“Do you think Captain Crunch would make a good dad?” asks Miles Mendenhall, uttering the first words in this week’s episode of Work of Art. The question is of no relevance to this week’s challenge — incorporate stuff you’ve found on your trip to woods into your work — but, this, coupled with a shot of Mendenhall‘s bare ass is the episode’s only moment not completely riddled with cliche (though the latter point may be debatable). Two seconds after Mr. Crunch is discussed Bill Powers enters wearing his sunglasses indoors, an annoying affectation even if he falls in line with everyone else who is either dressed by Bravo, or wearing giant metallic bows or bunny ears for the camera. I’m fairly certain the show gave critic Jerry Saltz a pair of Puma sneakers as I’ve never seen him wear them out gallery hopping.
Jaclyn Santos proves insufferable this challenge, whining about her cold and anything else she could think of, Miles ultimately sees the error in his ways and decides that mustard gas should not be created in a public studio space, while Abdi Farah mixes his black rocks found in the woods with some pigment, saying he’ll take “charcoal drawing to the next level”. He didn’t do it, but his Saltz dubbed “Palm Beach art fair” frame and drawing still managed to win this week’s show. I suspect it’s no coincidence that this academic figurative work meets almost every cliche of what “art” should look like.
Speaking of the expected, after Jaclyn sulked about not being able to cheat on her challenge by using work produced in off hours, she ended up getting eliminated with a set of photographic landscapes with a horizontal pole and a rock in the center as a horizon line. The pole as a compositional device showcased more imagination than we typically see from her, though I’m not sure why her piece needed two horizon lines. It’s not like her photographs didn’t already have one. As for the spat with her colleagues, Santos published a giant list of exceptions to the rules granted to others listed on her blog. Readers will have to forgive me for not buying the idea that being able to use a material not included in a particular challenge is equivalent to taking more time than all the other artists.
Leap mid-episode and Simon de Pury is dolling out his usual advice. “I wonder whether at that scale the piece will be powerful enough to impress the judges” de Pury tells Nicole Nadeau. This is the bias of an auctioneer who sells work for more the bigger it is and wouldn’t have been a solution even if Nadeau had been able to manage it. It would have just been a larger hippy air-fresher. I hate to say it, but she needed to start over.

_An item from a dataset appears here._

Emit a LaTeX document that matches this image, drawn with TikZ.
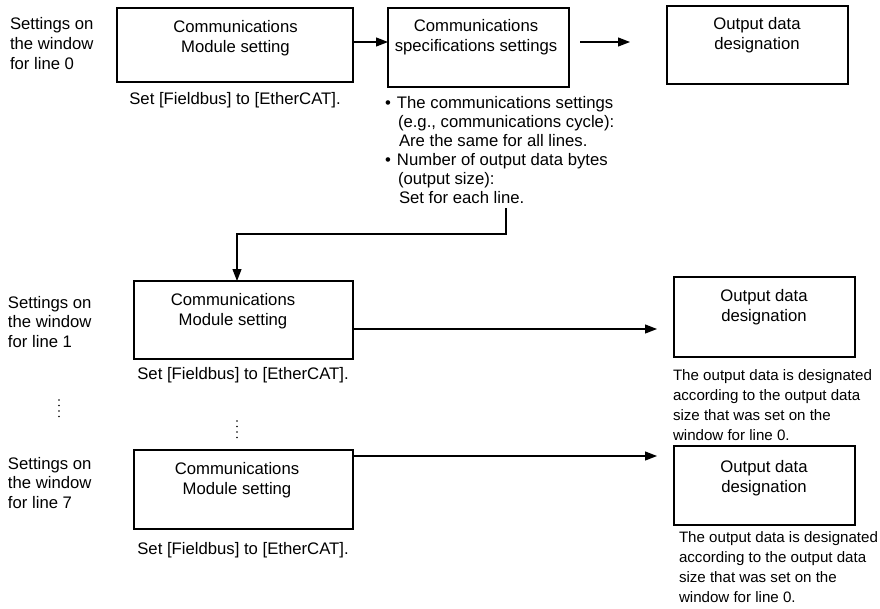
\documentclass[tikz,border=0pt]{standalone}
\usepackage{fontspec}
\setmainfont{Liberation Sans}
\usetikzlibrary{arrows.meta,calc}
\begin{document}
\begin{tikzpicture}[x=1pt,y=-1pt,
  every node/.style={font=\fontsize{16.7}{19.8}\selectfont, inner sep=0pt, outer sep=0pt},
  box/.style={draw, line width=1.1pt},
  txt/.style={align=center},
  lft/.style={align=left, anchor=west},
  note/.style={align=left, anchor=west, font=\fontsize{15.1}{20}\selectfont},
  conn/.style={line width=1.2pt, -{Triangle[length=12pt,width=9pt]}}]
\useasboundingbox (0,0) rectangle (880,608);

% boxes
\node[box, minimum width=236, minimum height=74] (b1) at (235,45) {};
\node[box, minimum width=181, minimum height=79] (b2) at (478.5,47.5) {};
\node[box, minimum width=181, minimum height=78] (b3) at (757.5,45) {};
\node[box, minimum width=219, minimum height=78] (b4) at (243.5,320) {};
\node[box, minimum width=181, minimum height=80] (b5) at (764.5,317) {};
\node[box, minimum width=219, minimum height=79] (b7) at (243.5,489.5) {};
\node[box, minimum width=181, minimum height=79] (b6) at (764.5,485.5) {};

% box texts
\node[txt] (t1) at (235.5,38) {Communications\\Module setting};
\node[txt] (t2) at (476,37.5) {Communications\\specifications settings};
\node[txt] (t3) at (757,35.5) {Output data\\designation};
\node[txt] (t4) at (233,311) {Communications\\Module setting};
\node[txt] (t5) at (764,307) {Output data\\designation};
\node[txt] (t7) at (237,480) {Communications\\Module setting};
\node[txt] (t6) at (764,478) {Output data\\designation};

% left labels
\node[lft] (l0) at (10,43.5) {Settings on\\the window\\for line 0};
\node[lft] (l1) at (8,322) {Settings on\\the window\\for line 1};
\node[lft] (l7) at (8,483) {Settings on\\the window\\for line 7};

% set labels
\node (s1) at (235,100) {Set [Fieldbus] to [EtherCAT].};
\node (s4) at (243,375) {Set [Fieldbus] to [EtherCAT].};
\node (s7) at (243,550) {Set [Fieldbus] to [EtherCAT].};

% bullet notes
\node[lft, font=\fontsize{16.7}{19}\selectfont] (bn) at (385,150) {%
\makebox[12pt][l]{•}The communications settings\\
\hspace*{13pt}(e.g., communications cycle):\\
\hspace*{14pt}Are the same for all lines.\\
\makebox[12pt][l]{•}Number of output data bytes\\
\hspace*{13pt}(output size):\\
\hspace*{14pt}Set for each line.};

% output notes
\node[note] (n5) at (673,405) {The output data is designated\\according to the output data\\size that was set on the\\window for line 0.};
\node[note] (n6) at (679,567) {The output data is designated\\according to the output data\\size that was set on the\\window for line 0.};

% connector coordinates
\coordinate (a0) at (353,42);
\coordinate (a1s) at (580,42);
\coordinate (a1e) at (630,42);
\coordinate (c0) at (506,208);
\coordinate (c1) at (506,234);
\coordinate (c2) at (237,234);
\coordinate (a4s) at (353,329);
\coordinate (a4e) at (657,329);
\coordinate (a7s) at (353,456);
\coordinate (a7e) at (657,456);

% connectors
\draw[conn] (a0) -- (a0 -| b2.west);
\draw[conn] (a1s) -- (a1e);
\draw[conn] (c0) -- (c1) -- (c2) -- (c2 |- b4.north);
\draw[conn] (a4s) -- (a4e);
\draw[conn] (a7s) -- (a7e);

% vertical dots
\foreach \i in {0,1,2,3} {
  \fill (59,400+5.5*\i) circle (0.9);
  \fill (237,421+5.5*\i) circle (0.9);
}
\end{tikzpicture}
\end{document}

Nearby Peregrine Honig took a slightly more original approach to nature, even if it was never resolved. I’m not a fan of tree people sculptures in general, but I at least enjoyed Honig’s initial description as “a really annoying teenaged mother nature”. This was unfortunately derailed after a critique with Simon de Pury and Miles’ poor idea that kids sneaking off into the woods would help the piece. Enter the bad illustration drawings. Next thing we see is a tree figure with more figures. They are mostly having sex, an insubstantial addition to a piece that clearly needed another couple of days in the studio.
Not until the crits do we meet this week’s guest judge Michele Oka Doner, an artist who’s career is marred by cliche work and representation by Marlborough Gallery Chelsea. Predictably, she loves Abdi’s work and offers up some of the most insubstantial feedback I’ve seen from a judge. “I looked at it and it’s really your heart and soul” Michele Oka Doner tells Farah. She doesn’t mention that his heart and soul offered up a very literal interpretation of baptism and rebirth.
As for the results, next week we’ll see the three solo shows of remaining contestants Miles, Peregrine and Abdi. Abdi should have been knocked out this week, but whatever. At least we don’t have to look at any more of Santos work.
THE REAL WINNER
Even if Miles didn’t produce his strongest work, it was still the best of the lot. It was a little over produced, but I liked that the problem of what how his materials would react was in question enough that it didn’t produce very interesting results. I am also comforted by the artist’s own reflections on the work. “Seeing the work I’m a little queasy. I’m really self-conscious about being young and to compensate for that I try to do as much as I can, and at a certain point it’s too much. If I make it into the finale I’m not going to make that mistake again.”
Like there was any question. Speaking of which, I look forward to seeing his show at the Brooklyn Museum.